To forgive also means we do not keep a record of past wrongs as some self-appointed vigilante. If all of us did this, there would be no one left standing since we are equal debtors. The Lord Jesus rightly says in John 8:7 (NIV), “Let any one of you who is without sin be the first to throw a stone.”

In addition, to forgive means we do not lash out verbally or physically when someone cuts in front of us when we are standing in line, or we are in traffic. We extend grace to the other person as our equal who happens to be sharing a very brief “flash” of our space and time, compared to the vast eternity that lies before us all.

I’ve noticed an increase in social and political attacks against elected officials when the Bible teaches in Romans 13 that we are to pray for and support them, even when they do not share our political views or ideology. We should extend the same radical forgiveness we’ve received from the Lord to all other areas of our daily, human interaction.

As Christians who have been saved by God’s grace through faith in Jesus Christ, we have experienced God’s love and forgiveness and can share it with others. In this way, we can perform the “ministry of reconciliation” presented in 2 Corinthians 5:18 where God reconciled us to Himself through Christ and empowers us to reconcile with others.

The process of forgiveness will also help us participate in a lifelong process of emotional, psychological, and spiritual wholeness much needed in today’s troubled and very troubled world as it allows us to demonstrate His Fruit of the Spirit listed in Galatians 5:22-23 (NLT), love, joy, peace, patience, kindness, goodness, faithfulness, gentleness, and self-control.

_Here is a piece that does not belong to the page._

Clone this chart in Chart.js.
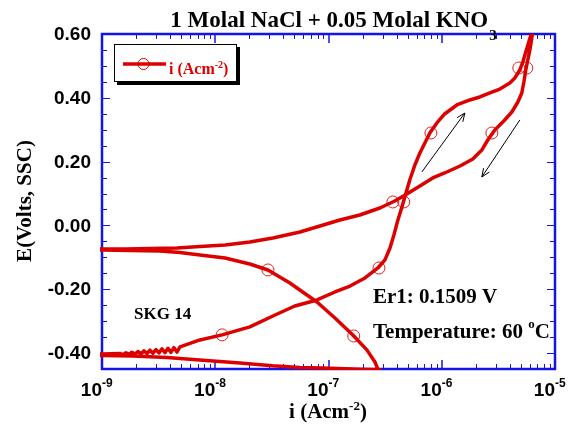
<!DOCTYPE html>
<html>
<head>
<meta charset="utf-8">
<script src="https://cdn.jsdelivr.net/npm/chart.js@4.4.1/dist/chart.umd.min.js"></script>
<style>
  html, body { margin: 0; padding: 0; background: #fff; }
</style>
</head>
<body>
<canvas id="polChart" width="569" height="427"></canvas>
<script>
// cyclic polarization scan, in scan order
// current density (A/cm2)
const current = [
  2.85e-7, 1.89e-7, 8.9e-8, 5.6e-8, 3.2e-8, 1.65e-8, 7.3e-9, 3.75e-9, 1.88e-9, 1.0e-9, 5e-10,
  5e-10, 1.0e-9,
  1.442e-9, 1.532e-9, 1.629e-9, 1.731e-9, 1.84e-9, 1.955e-9, 2.078e-9, 2.209e-9, 2.348e-9, 2.495e-9,
  2.652e-9, 2.818e-9, 2.995e-9, 3.184e-9, 3.384e-9, 3.597e-9, 3.823e-9, 4.064e-9, 4.319e-9, 4.592e-9, 4.88e-9,
  7.33e-9, 1.15e-8, 2.02e-8, 3.23e-8, 5.04e-8, 7.91e-8, 1.14e-7, 1.55e-7, 2.1e-7, 2.73e-7,
  3.15e-7, 3.49e-7, 3.78e-7, 4.1e-7, 4.45e-7, 4.72e-7, 5.22e-7, 5.79e-7, 6.41e-7, 7.24e-7, 7.85e-7,
  9.06e-7, 1.06e-6, 1.36e-6, 1.77e-6, 2.17e-6, 2.66e-6, 3.26e-6, 3.99e-6, 4.42e-6, 4.89e-6,
  5.2e-6, 5.52e-6, 5.87e-6, 6.24e-6, 6.5e-6,
  6.24e-6, 6.0e-6, 5.75e-6, 5.52e-6, 5.31e-6, 5.09e-6, 4.7e-6, 4.16e-6, 3.53e-6, 2.94e-6,
  2.55e-6, 2.26e-6, 1.88e-6, 1.45e-6, 1.06e-6, 8.33e-7, 6.41e-7, 4.92e-7, 3.85e-7, 2.84e-7,
  1.89e-7, 1.26e-7, 8.4e-8, 5.6e-8, 3.23e-8, 2.02e-8, 1.22e-8, 7.33e-9, 4.6e-9, 2.65e-9,
  1.6e-9, 1.0e-9, 5e-10,
  5e-10, 1.0e-9, 1.77e-9, 3.25e-9, 4.88e-9, 7.33e-9, 1.22e-8, 2.02e-8, 2.92e-8, 4.56e-8,
  7.91e-8, 1.14e-7, 1.64e-7, 2.18e-7, 2.57e-7, 2.79e-7
];
// potential (V vs SSC)
const potential = [
  -0.452, -0.451, -0.447, -0.445, -0.440, -0.431, -0.422, -0.414, -0.409, -0.4075, -0.406,
  -0.404, -0.403,
  -0.4013, -0.4047, -0.3993, -0.4038, -0.3972, -0.4030, -0.3952, -0.4021, -0.3932, -0.4013,
  -0.3911, -0.4004, -0.3891, -0.3994, -0.3871, -0.3988, -0.3850, -0.3979, -0.3830, -0.3969, -0.3809,
  -0.359, -0.343, -0.318, -0.284, -0.2525, -0.2336, -0.2086, -0.190, -0.1647, -0.1334,
  -0.108, -0.0707, -0.030, 0.0171, 0.0578, 0.0892, 0.1424, 0.1894, 0.2271, 0.2647, 0.2897,
  0.3211, 0.3493, 0.3775, 0.3932, 0.4026, 0.4151, 0.4276, 0.4464, 0.4621, 0.4872,
  0.5122, 0.5436, 0.575, 0.606, 0.628,
  0.5875, 0.550, 0.5185, 0.4872, 0.4496, 0.4151, 0.3869, 0.3556, 0.3273, 0.2991,
  0.2678, 0.2365, 0.2083, 0.1863, 0.1644, 0.1487, 0.1236, 0.0986, 0.0766, 0.0547,
  0.0327, 0.0171, -0.0017, -0.0205, -0.0393, -0.0519, -0.0613, -0.066, -0.0707, -0.0722,
  -0.0738, -0.0738, -0.0745,
  -0.076, -0.077, -0.0785, -0.080, -0.0848, -0.0926, -0.102, -0.121, -0.1396, -0.1804,
  -0.240, -0.290, -0.3433, -0.390, -0.428, -0.459
];
// circled points on the trace
const markCurrent = [1.15e-8, 2.92e-8, 1.67e-7, 2.79e-7, 3.7e-7, 4.62e-7, 8.02e-7, 2.77e-6, 4.79e-6, 5.64e-6];
const markPotential = [-0.343, -0.1396, -0.3465, -0.1334, 0.0735, 0.0735, 0.2897, 0.2897, 0.4934, 0.4934];

const xTickVals = [1e-9, 1e-8, 1e-7, 1e-6, 1e-5];
const xTickExp = ["-9", "-8", "-7", "-6", "-5"];
const yTickVals = [0.6, 0.4, 0.2, 0, -0.2, -0.4];
const yTickText = ["0.60", "0.40", "0.20", "0.00", "-0.20", "-0.40"];

// scan direction arrows [fromI, fromE, toI, toE]
const arrows = [
  [6.67e-7, 0.1675, 1.6e-6, 0.3524],
  [4.89e-6, 0.3305, 2.26e-6, 0.1518]
];

const RED = "#dd0000";
const BLUE = "#1414e6";
const SERIF = '"Liberation Serif", "Times New Roman", serif';
const SANS = '"Liberation Sans", Arial, sans-serif';

const framePlugin = {
  id: "frame",
  beforeDatasetsDraw(chart) {
    const { ctx, chartArea: a, scales: { x, y } } = chart;
    ctx.save();
    ctx.strokeStyle = BLUE;
    ctx.lineWidth = 1;
    function tick(px, py, dx, dy) {
      ctx.beginPath();
      ctx.moveTo(px, py);
      ctx.lineTo(px + dx, py + dy);
      ctx.stroke();
    }
    // x ticks, bottom and top
    for (let e = -9; e < -5; e++) {
      for (let m = 2; m <= 9; m++) {
        const px = Math.round(x.getPixelForValue(m * Math.pow(10, e))) + 0.5;
        tick(px, a.bottom, 0, -5);
        tick(px, a.top, 0, 5);
      }
    }
    ctx.lineWidth = 1.5;
    xTickVals.forEach(v => {
      const px = Math.round(x.getPixelForValue(v));
      tick(px, a.bottom, 0, -9);
      tick(px, a.top, 0, 9);
    });
    // y ticks, left and right
    ctx.lineWidth = 1;
    for (let k = 0; k <= 21; k++) {
      const v = -0.45 + k * 0.05;
      const py = Math.round(y.getPixelForValue(v)) + 0.5;
      const major = Math.abs(Math.round(v * 10) % 2) === 0 && Math.abs(v * 10 - Math.round(v * 10)) < 1e-6;
      const len = major ? 8 : 5;
      tick(a.left, py, len, 0);
      tick(a.right, py, -len, 0);
    }
    ctx.lineWidth = 2.5;
    ctx.strokeRect(a.left, a.top, a.right - a.left, a.bottom - a.top);
    ctx.restore();
  },
  afterDraw(chart) {
    const { ctx, chartArea: a, scales: { x, y } } = chart;
    ctx.save();
    ctx.fillStyle = "#000";

    // y tick labels
    ctx.font = "bold 19px " + SANS;
    ctx.textAlign = "right";
    ctx.textBaseline = "middle";
    yTickVals.forEach((v, i) => {
      ctx.fillText(yTickText[i], a.left - 11, y.getPixelForValue(v) + 1);
    });

    // x tick labels 10^n
    ctx.textBaseline = "alphabetic";
    xTickVals.forEach((v, i) => {
      const px = x.getPixelForValue(v);
      ctx.font = "bold 19px " + SANS;
      ctx.textAlign = "right";
      ctx.fillText("10", px, a.bottom + 27);
      ctx.font = "bold 12px " + SANS;
      ctx.textAlign = "left";
      ctx.fillText(xTickExp[i], px, a.bottom + 18);
    });

    // title with subscript
    ctx.textAlign = "left";
    ctx.font = "bold 23px " + SERIF;
    const t1 = "1 Molal NaCl + 0.05 Molal KNO";
    const w1 = ctx.measureText(t1).width;
    ctx.font = "bold 15px " + SERIF;
    const w2 = ctx.measureText("3").width;
    const tx = 333 - (w1 + w2) / 2;
    ctx.font = "bold 23px " + SERIF;
    ctx.fillText(t1, tx, 27);
    ctx.font = "bold 15px " + SERIF;
    ctx.fillText("3", tx + w1 + 1, 40);

    // x title with superscript
    function supText(parts, cx, base, color) {
      let total = 0;
      parts.forEach(p => { ctx.font = p[1]; total += ctx.measureText(p[0]).width; });
      let cur = cx - total / 2;
      ctx.fillStyle = color;
      parts.forEach(p => {
        ctx.font = p[1];
        ctx.fillText(p[0], cur, base + p[2]);
        cur += ctx.measureText(p[0]).width;
      });
    }
    supText([["i (Acm", "bold 21px " + SERIF, 0], ["-2", "bold 13px " + SERIF, -8], [")", "bold 21px " + SERIF, 0]], 328, 418, "#000");

    // y title
    ctx.save();
    ctx.translate(26, 201);
    ctx.rotate(-Math.PI / 2);
    ctx.textAlign = "center";
    ctx.textBaseline = "middle";
    ctx.font = "bold 21px " + SERIF;
    ctx.fillStyle = "#000";
    ctx.fillText("E(Volts, SSC)", 0, 0);
    ctx.restore();

    // legend box
    ctx.fillStyle = "#000";
    ctx.fillRect(117, 47, 123, 38);
    ctx.fillStyle = "#fff";
    ctx.fillRect(114, 44, 123, 38);
    ctx.strokeStyle = "#000";
    ctx.lineWidth = 1;
    ctx.strokeRect(114.5, 44.5, 122, 37);
    ctx.strokeStyle = RED;
    ctx.lineWidth = 3.5;
    ctx.beginPath();
    ctx.moveTo(123, 64);
    ctx.lineTo(166, 64);
    ctx.stroke();
    ctx.lineWidth = 1;
    ctx.beginPath();
    ctx.arc(143.5, 64, 5.5, 0, Math.PI * 2);
    ctx.stroke();
    ctx.textAlign = "left";
    let lx = 169;
    ctx.fillStyle = RED;
    ctx.font = "bold 16px " + SERIF;
    ctx.fillText("i (Acm", lx, 74);
    lx += ctx.measureText("i (Acm").width;
    ctx.font = "bold 10px " + SERIF;
    ctx.fillText("-2", lx, 68);
    lx += ctx.measureText("-2").width;
    ctx.font = "bold 16px " + SERIF;
    ctx.fillText(")", lx, 74);

    // annotations
    ctx.fillStyle = "#000";
    ctx.font = "bold 17px " + SERIF;
    ctx.fillText("SKG 14", 134, 319);
    ctx.font = "bold 21px " + SERIF;
    ctx.fillText("Er1: 0.1509 V", 373, 303);
    let ax = 373;
    ctx.fillText("Temperature: 60 ", ax, 338);
    ax += ctx.measureText("Temperature: 60 ").width;
    ctx.font = "bold 13px " + SERIF;
    ctx.fillText("o", ax, 328);
    ax += ctx.measureText("o").width;
    ctx.font = "bold 21px " + SERIF;
    ctx.fillText("C", ax, 338);

    // arrows
    ctx.strokeStyle = "#000";
    ctx.lineWidth = 1;
    arrows.forEach(ar => {
      const x0 = x.getPixelForValue(ar[0]), y0 = y.getPixelForValue(ar[1]);
      const x1 = x.getPixelForValue(ar[2]), y1 = y.getPixelForValue(ar[3]);
      const ang = Math.atan2(y1 - y0, x1 - x0);
      ctx.beginPath();
      ctx.moveTo(x0, y0);
      ctx.lineTo(x1, y1);
      ctx.moveTo(x1 - 9 * Math.cos(ang - 0.4), y1 - 9 * Math.sin(ang - 0.4));
      ctx.lineTo(x1, y1);
      ctx.lineTo(x1 - 9 * Math.cos(ang + 0.4), y1 - 9 * Math.sin(ang + 0.4));
      ctx.stroke();
    });
    ctx.restore();
  }
};

const scanPoints = current.map((c, i) => ({ x: c, y: potential[i] }));
const markPoints = markCurrent.map((c, i) => ({ x: c, y: markPotential[i] }));

const ctx = document.getElementById("polChart").getContext("2d");
const polChart = new Chart(ctx, {
  type: "scatter",
  data: {
    datasets: [
      {
        data: scanPoints,
        showLine: true,
        borderColor: RED,
        borderWidth: 3.5,
        borderJoinStyle: "round",
        borderCapStyle: "round",
        pointRadius: 0,
        tension: 0,
        clip: { left: 2, top: 0, right: 0, bottom: 1 }
      },
      {
        data: markPoints,
        showLine: false,
        pointStyle: "circle",
        pointRadius: 6,
        borderColor: "#e22020",
        borderWidth: 1,
        backgroundColor: "rgba(0,0,0,0)"
      }
    ]
  },
  options: {
    responsive: false,
    animation: false,
    layout: { padding: { left: 102, right: 14, top: 34, bottom: 58 } },
    plugins: { legend: { display: false }, tooltip: { enabled: false } },
    scales: {
      x: { type: "logarithmic", min: 1e-9, max: 1e-5, display: false },
      y: { type: "linear", min: -0.45, max: 0.6, display: false }
    }
  },
  plugins: [framePlugin]
});
</script>
</body>
</html>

Won’t you practice forgiveness, and exponentially enhance the flavor of this wonderful Thanksgiving Holiday? We sure could use it today!

What a Wonderful Savior!

  1. See: Walter Bauer, A Greek-English Lexicon of the New Testament and Other Early Christian Literature, revised and edited by F. Wilbur Gingrich and Frederick W. Danker, 2nd ed. (Chicago: University of Chicago, 1979) 5, and A.T. Robertson, A Grammar of the Greek New Testament in the Light of Historical Research, 4th ed., (Nashville: Broadman, 1934) 65, 115.